Stephen A. Smith was not fired. His $3.5 million-per-year salary is safe. And do you know why? Because he’s really good at yelling. And screaming. And shouting. And barking. And stewing. And making 20-second arguments over things he almost certainly doesn’t really care about. Which, of course, shouldn’t detract from his long and storied career as a reporter, where he befriended (and protected) players he liked and threatened those who dared challenge the Tao of Stephen A. Like, ahem, Kevin Durant.

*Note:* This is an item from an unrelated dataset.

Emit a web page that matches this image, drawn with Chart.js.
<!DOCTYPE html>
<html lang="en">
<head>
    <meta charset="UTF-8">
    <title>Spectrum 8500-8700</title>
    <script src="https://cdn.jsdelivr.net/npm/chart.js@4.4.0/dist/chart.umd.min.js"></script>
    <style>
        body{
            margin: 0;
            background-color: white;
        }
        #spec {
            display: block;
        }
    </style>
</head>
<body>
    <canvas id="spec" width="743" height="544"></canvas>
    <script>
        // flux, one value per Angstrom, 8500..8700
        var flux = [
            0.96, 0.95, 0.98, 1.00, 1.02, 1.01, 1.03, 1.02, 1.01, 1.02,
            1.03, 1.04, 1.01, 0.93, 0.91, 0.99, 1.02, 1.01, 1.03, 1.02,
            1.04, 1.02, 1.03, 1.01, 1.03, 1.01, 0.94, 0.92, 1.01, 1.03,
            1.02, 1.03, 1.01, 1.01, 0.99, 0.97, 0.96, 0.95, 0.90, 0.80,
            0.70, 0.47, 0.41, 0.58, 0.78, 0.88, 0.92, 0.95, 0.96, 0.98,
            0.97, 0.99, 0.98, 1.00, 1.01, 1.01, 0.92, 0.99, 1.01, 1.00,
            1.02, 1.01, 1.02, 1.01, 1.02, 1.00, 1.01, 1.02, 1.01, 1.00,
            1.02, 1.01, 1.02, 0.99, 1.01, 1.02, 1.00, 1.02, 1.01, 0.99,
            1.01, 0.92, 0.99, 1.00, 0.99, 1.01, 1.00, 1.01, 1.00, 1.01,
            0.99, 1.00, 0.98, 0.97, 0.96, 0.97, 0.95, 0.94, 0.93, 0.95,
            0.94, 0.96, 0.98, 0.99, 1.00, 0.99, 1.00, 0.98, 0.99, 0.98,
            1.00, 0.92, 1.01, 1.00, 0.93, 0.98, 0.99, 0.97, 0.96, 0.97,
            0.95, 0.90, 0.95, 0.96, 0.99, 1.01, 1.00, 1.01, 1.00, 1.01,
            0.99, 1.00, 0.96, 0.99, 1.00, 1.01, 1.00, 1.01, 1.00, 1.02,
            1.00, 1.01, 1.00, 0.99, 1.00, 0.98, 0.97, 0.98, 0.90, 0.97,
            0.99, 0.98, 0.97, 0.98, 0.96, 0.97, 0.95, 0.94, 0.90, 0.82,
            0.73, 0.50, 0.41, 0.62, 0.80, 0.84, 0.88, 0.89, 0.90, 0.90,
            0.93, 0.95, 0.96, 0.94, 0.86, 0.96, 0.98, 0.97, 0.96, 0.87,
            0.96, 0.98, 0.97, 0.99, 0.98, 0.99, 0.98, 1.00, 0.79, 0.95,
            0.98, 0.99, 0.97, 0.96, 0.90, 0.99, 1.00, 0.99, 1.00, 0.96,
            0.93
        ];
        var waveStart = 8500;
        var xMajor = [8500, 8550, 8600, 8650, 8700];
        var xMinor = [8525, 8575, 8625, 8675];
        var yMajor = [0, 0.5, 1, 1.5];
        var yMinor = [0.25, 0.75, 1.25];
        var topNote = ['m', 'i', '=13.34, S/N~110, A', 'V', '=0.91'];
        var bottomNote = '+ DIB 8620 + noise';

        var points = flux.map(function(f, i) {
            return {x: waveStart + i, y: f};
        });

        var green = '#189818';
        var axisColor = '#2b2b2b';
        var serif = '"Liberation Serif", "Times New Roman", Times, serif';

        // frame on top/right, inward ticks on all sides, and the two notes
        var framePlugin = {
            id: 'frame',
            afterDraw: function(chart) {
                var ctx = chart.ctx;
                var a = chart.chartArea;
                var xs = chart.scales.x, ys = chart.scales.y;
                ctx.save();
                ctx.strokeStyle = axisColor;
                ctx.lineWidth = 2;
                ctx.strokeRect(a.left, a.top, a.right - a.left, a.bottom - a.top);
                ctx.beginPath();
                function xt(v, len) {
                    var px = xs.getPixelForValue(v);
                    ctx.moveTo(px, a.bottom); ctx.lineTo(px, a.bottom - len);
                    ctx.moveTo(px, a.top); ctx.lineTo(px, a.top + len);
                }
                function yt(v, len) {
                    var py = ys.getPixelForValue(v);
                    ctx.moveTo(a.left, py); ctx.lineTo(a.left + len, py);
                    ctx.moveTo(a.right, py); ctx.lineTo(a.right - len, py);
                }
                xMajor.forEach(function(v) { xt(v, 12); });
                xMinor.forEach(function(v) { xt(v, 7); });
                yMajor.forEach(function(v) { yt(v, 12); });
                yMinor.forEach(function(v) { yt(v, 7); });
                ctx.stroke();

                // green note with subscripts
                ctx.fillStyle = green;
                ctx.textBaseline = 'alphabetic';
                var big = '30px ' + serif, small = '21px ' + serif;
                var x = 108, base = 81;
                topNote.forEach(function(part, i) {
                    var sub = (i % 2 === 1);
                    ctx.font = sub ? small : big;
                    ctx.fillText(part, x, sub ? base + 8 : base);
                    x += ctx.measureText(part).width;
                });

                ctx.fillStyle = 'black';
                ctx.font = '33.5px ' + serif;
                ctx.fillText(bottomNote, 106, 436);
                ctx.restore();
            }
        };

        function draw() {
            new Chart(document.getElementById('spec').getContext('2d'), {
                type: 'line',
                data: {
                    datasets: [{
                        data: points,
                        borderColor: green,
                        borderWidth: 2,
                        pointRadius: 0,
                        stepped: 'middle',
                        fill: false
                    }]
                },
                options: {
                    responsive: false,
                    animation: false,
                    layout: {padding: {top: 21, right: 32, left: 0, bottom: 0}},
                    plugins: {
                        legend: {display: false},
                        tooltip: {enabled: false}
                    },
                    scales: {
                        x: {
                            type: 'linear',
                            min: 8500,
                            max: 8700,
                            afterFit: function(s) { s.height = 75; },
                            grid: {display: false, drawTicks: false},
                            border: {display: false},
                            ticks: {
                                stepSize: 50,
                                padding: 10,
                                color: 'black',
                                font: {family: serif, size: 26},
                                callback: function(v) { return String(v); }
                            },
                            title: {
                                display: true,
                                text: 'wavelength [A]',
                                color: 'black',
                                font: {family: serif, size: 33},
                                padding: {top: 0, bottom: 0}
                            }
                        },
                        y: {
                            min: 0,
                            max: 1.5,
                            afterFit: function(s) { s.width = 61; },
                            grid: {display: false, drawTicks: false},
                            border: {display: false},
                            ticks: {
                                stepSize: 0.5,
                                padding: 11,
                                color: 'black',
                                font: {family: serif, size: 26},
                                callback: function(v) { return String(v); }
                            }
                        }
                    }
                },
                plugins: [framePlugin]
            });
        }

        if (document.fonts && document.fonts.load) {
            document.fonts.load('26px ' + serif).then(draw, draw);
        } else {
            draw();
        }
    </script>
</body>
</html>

But here’s the thing: This isn’t actually about Stephen A. Smith. It’s about the decline of good journalism and, sadly, the decline in the demand for good journalism. At some point in modern history, we (as a people) decided we prefer personalities and pizzazz over substance and detail. Our zest for a well-reported story has been overtaken by our zest for the mindless carnival barkings of hacks like Stephen A. and Skip Bayless.

This is not Stephen A. Smith’s fault. He realized long ago that reporting on Eric Snow’s sprained ankle wasn’t cutting it (just as Skip realized reporting on Troy Aikman’s non-homosexuality sexuality wasn’t cutting it). So he adapted to the times, surrendered his integrity card and went full-blown Ringling Bros. And it worked. He’s getting paid; he’s receiving the airport recognition he craves; he’s The Man—even if that status is flimsy, transparent and utterly void of substance.

Meanwhile, journalists (people employed to report, investigate, write) are discarded with ruthless and reckless abandon.

Don’t be fooled by ESPN’s upbeat statements of corporate adjustment. Don’t buy the inevitable “We’ll be a stronger company” baloney.

This is a shedding of quality.

This is an assault on the profession.